Task requirements -> Quote every line below exactly and skip any picture.

Source excerpt ->
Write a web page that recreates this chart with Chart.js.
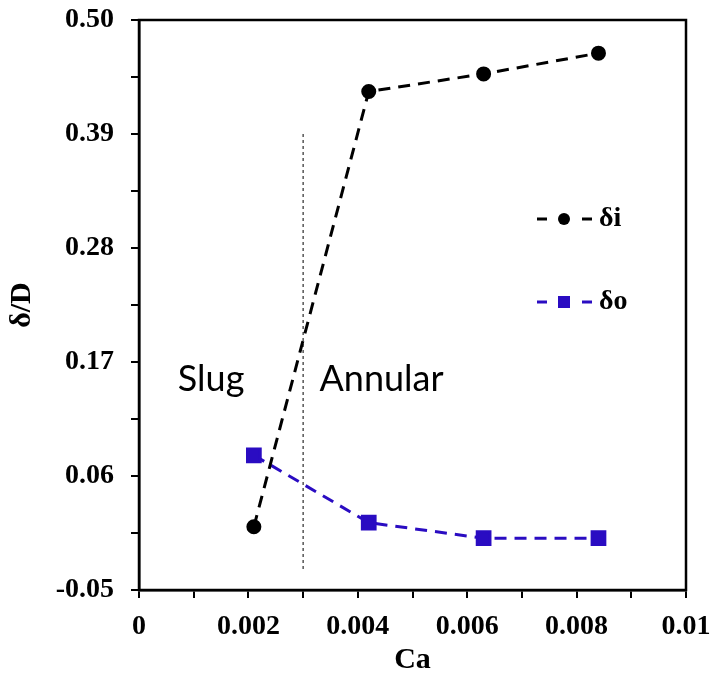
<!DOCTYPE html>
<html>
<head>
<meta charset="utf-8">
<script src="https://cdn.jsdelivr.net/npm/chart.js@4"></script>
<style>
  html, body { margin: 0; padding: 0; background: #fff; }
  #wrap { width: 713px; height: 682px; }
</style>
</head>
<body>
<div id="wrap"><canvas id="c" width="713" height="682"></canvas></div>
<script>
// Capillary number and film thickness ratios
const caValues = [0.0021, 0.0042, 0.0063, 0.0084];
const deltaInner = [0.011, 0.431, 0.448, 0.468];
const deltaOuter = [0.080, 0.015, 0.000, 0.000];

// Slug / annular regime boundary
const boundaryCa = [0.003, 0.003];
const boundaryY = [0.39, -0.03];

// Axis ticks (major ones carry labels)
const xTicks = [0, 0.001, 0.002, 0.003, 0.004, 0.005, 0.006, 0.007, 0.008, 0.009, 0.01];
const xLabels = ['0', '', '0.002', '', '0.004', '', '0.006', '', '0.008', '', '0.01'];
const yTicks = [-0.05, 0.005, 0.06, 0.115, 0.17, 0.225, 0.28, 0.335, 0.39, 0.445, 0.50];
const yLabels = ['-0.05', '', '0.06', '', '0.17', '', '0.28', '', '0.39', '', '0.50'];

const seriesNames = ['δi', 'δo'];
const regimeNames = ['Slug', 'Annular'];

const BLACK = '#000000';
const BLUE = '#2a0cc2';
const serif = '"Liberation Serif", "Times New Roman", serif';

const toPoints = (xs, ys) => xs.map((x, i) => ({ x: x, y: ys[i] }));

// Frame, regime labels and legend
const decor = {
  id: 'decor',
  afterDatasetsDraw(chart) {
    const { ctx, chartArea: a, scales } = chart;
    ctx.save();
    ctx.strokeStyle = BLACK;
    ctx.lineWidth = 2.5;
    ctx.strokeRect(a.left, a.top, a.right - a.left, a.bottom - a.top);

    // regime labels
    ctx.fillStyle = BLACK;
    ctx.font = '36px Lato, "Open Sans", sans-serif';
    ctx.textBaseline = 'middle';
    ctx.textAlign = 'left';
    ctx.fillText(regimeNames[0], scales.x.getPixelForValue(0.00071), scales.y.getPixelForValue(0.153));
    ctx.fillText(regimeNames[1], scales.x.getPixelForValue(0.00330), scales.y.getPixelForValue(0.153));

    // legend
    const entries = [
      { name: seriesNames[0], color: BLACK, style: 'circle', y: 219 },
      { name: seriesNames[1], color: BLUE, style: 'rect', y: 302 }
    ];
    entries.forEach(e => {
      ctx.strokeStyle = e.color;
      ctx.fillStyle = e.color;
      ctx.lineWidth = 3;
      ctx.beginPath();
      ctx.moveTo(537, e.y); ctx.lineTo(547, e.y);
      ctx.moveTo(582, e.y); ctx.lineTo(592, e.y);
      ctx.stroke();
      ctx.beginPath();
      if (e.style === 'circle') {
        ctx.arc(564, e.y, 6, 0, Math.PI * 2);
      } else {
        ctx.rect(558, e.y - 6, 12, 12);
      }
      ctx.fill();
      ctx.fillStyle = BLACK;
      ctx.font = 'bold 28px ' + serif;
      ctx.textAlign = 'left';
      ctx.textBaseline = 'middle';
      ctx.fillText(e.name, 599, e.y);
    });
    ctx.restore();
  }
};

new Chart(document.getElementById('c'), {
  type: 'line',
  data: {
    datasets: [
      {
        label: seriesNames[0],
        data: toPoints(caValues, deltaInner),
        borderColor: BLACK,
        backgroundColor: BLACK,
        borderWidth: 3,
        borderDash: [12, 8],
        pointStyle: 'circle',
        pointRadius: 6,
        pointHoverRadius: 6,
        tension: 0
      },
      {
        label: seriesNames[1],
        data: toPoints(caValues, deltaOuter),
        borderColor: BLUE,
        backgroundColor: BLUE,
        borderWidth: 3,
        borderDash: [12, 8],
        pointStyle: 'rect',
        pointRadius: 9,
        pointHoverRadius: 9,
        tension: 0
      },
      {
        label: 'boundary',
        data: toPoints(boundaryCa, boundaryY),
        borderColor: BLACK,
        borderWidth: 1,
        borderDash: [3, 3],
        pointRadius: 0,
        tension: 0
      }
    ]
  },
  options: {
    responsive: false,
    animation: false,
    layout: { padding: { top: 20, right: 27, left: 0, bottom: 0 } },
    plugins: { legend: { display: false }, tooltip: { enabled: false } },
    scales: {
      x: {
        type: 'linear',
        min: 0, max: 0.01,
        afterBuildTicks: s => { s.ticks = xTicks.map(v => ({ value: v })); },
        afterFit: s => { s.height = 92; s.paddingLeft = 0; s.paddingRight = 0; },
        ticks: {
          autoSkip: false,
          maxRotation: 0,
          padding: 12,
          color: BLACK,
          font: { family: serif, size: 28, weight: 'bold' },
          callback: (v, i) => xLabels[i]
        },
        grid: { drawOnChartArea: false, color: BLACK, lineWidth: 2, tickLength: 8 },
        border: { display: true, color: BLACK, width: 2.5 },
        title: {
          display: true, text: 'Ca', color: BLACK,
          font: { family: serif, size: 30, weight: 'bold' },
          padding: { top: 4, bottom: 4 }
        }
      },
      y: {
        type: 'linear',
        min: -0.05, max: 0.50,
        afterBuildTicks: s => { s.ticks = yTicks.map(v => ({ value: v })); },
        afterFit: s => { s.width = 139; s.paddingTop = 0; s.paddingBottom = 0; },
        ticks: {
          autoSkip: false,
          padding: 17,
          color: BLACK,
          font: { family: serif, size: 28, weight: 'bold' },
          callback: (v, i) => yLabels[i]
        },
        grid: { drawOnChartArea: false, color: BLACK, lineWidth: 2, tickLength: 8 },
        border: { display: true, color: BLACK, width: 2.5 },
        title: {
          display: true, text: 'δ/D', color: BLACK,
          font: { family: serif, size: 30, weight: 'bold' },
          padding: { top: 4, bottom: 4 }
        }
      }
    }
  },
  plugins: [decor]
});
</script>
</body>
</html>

The answer ->
Write a web page that recreates this chart with Chart.js.
<!DOCTYPE html>
<html>
<head>
<meta charset="utf-8">
<script src="https://cdn.jsdelivr.net/npm/chart.js@4"></script>
<style>
  html, body { margin: 0; padding: 0; background: #fff; }
  #wrap { width: 713px; height: 682px; }
</style>
</head>
<body>
<div id="wrap"><canvas id="c" width="713" height="682"></canvas></div>
<script>
// Capillary number and film thickness ratios
const caValues = [0.0021, 0.0042, 0.0063, 0.0084];
const deltaInner = [0.011, 0.431, 0.448, 0.468];
const deltaOuter = [0.080, 0.015, 0.000, 0.000];

// Slug / annular regime boundary
const boundaryCa = [0.003, 0.003];
const boundaryY = [0.39, -0.03];

// Axis ticks (major ones carry labels)
const xTicks = [0, 0.001, 0.002, 0.003, 0.004, 0.005, 0.006, 0.007, 0.008, 0.009, 0.01];
const xLabels = ['0', '', '0.002', '', '0.004', '', '0.006', '', '0.008', '', '0.01'];
const yTicks = [-0.05, 0.005, 0.06, 0.115, 0.17, 0.225, 0.28, 0.335, 0.39, 0.445, 0.50];
const yLabels = ['-0.05', '', '0.06', '', '0.17', '', '0.28', '', '0.39', '', '0.50'];

const seriesNames = ['δi', 'δo'];
const regimeNames = ['Slug', 'Annular'];

const BLACK = '#000000';
const BLUE = '#2a0cc2';
const serif = '"Liberation Serif", "Times New Roman", serif';

const toPoints = (xs, ys) => xs.map((x, i) => ({ x: x, y: ys[i] }));

// Frame, regime labels and legend
const decor = {
  id: 'decor',
  afterDatasetsDraw(chart) {
    const { ctx, chartArea: a, scales } = chart;
    ctx.save();
    ctx.strokeStyle = BLACK;
    ctx.lineWidth = 2.5;
    ctx.strokeRect(a.left, a.top, a.right - a.left, a.bottom - a.top);

    // regime labels
    ctx.fillStyle = BLACK;
    ctx.font = '36px Lato, "Open Sans", sans-serif';
    ctx.textBaseline = 'middle';
    ctx.textAlign = 'left';
    ctx.fillText(regimeNames[0], scales.x.getPixelForValue(0.00071), scales.y.getPixelForValue(0.153));
    ctx.fillText(regimeNames[1], scales.x.getPixelForValue(0.00330), scales.y.getPixelForValue(0.153));

    // legend
    const entries = [
      { name: seriesNames[0], color: BLACK, style: 'circle', y: 219 },
      { name: seriesNames[1], color: BLUE, style: 'rect', y: 302 }
    ];
    entries.forEach(e => {
      ctx.strokeStyle = e.color;
      ctx.fillStyle = e.color;
      ctx.lineWidth = 3;
      ctx.beginPath();
      ctx.moveTo(537, e.y); ctx.lineTo(547, e.y);
      ctx.moveTo(582, e.y); ctx.lineTo(592, e.y);
      ctx.stroke();
      ctx.beginPath();
      if (e.style === 'circle') {
        ctx.arc(564, e.y, 6, 0, Math.PI * 2);
      } else {
        ctx.rect(558, e.y - 6, 12, 12);
      }
      ctx.fill();
      ctx.fillStyle = BLACK;
      ctx.font = 'bold 28px ' + serif;
      ctx.textAlign = 'left';
      ctx.textBaseline = 'middle';
      ctx.fillText(e.name, 599, e.y);
    });
    ctx.restore();
  }
};

new Chart(document.getElementById('c'), {
  type: 'line',
  data: {
    datasets: [
      {
        label: seriesNames[0],
        data: toPoints(caValues, deltaInner),
        borderColor: BLACK,
        backgroundColor: BLACK,
        borderWidth: 3,
        borderDash: [12, 8],
        pointStyle: 'circle',
        pointRadius: 6,
        pointHoverRadius: 6,
        tension: 0
      },
      {
        label: seriesNames[1],
        data: toPoints(caValues, deltaOuter),
        borderColor: BLUE,
        backgroundColor: BLUE,
        borderWidth: 3,
        borderDash: [12, 8],
        pointStyle: 'rect',
        pointRadius: 9,
        pointHoverRadius: 9,
        tension: 0
      },
      {
        label: 'boundary',
        data: toPoints(boundaryCa, boundaryY),
        borderColor: BLACK,
        borderWidth: 1,
        borderDash: [3, 3],
        pointRadius: 0,
        tension: 0
      }
    ]
  },
  options: {
    responsive: false,
    animation: false,
    layout: { padding: { top: 20, right: 27, left: 0, bottom: 0 } },
    plugins: { legend: { display: false }, tooltip: { enabled: false } },
    scales: {
      x: {
        type: 'linear',
        min: 0, max: 0.01,
        afterBuildTicks: s => { s.ticks = xTicks.map(v => ({ value: v })); },
        afterFit: s => { s.height = 92; s.paddingLeft = 0; s.paddingRight = 0; },
        ticks: {
          autoSkip: false,
          maxRotation: 0,
          padding: 12,
          color: BLACK,
          font: { family: serif, size: 28, weight: 'bold' },
          callback: (v, i) => xLabels[i]
        },
        grid: { drawOnChartArea: false, color: BLACK, lineWidth: 2, tickLength: 8 },
        border: { display: true, color: BLACK, width: 2.5 },
        title: {
          display: true, text: 'Ca', color: BLACK,
          font: { family: serif, size: 30, weight: 'bold' },
          padding: { top: 4, bottom: 4 }
        }
      },
      y: {
        type: 'linear',
        min: -0.05, max: 0.50,
        afterBuildTicks: s => { s.ticks = yTicks.map(v => ({ value: v })); },
        afterFit: s => { s.width = 139; s.paddingTop = 0; s.paddingBottom = 0; },
        ticks: {
          autoSkip: false,
          padding: 17,
          color: BLACK,
          font: { family: serif, size: 28, weight: 'bold' },
          callback: (v, i) => yLabels[i]
        },
        grid: { drawOnChartArea: false, color: BLACK, lineWidth: 2, tickLength: 8 },
        border: { display: true, color: BLACK, width: 2.5 },
        title: {
          display: true, text: 'δ/D', color: BLACK,
          font: { family: serif, size: 30, weight: 'bold' },
          padding: { top: 4, bottom: 4 }
        }
      }
    }
  },
  plugins: [decor]
});
</script>
</body>
</html>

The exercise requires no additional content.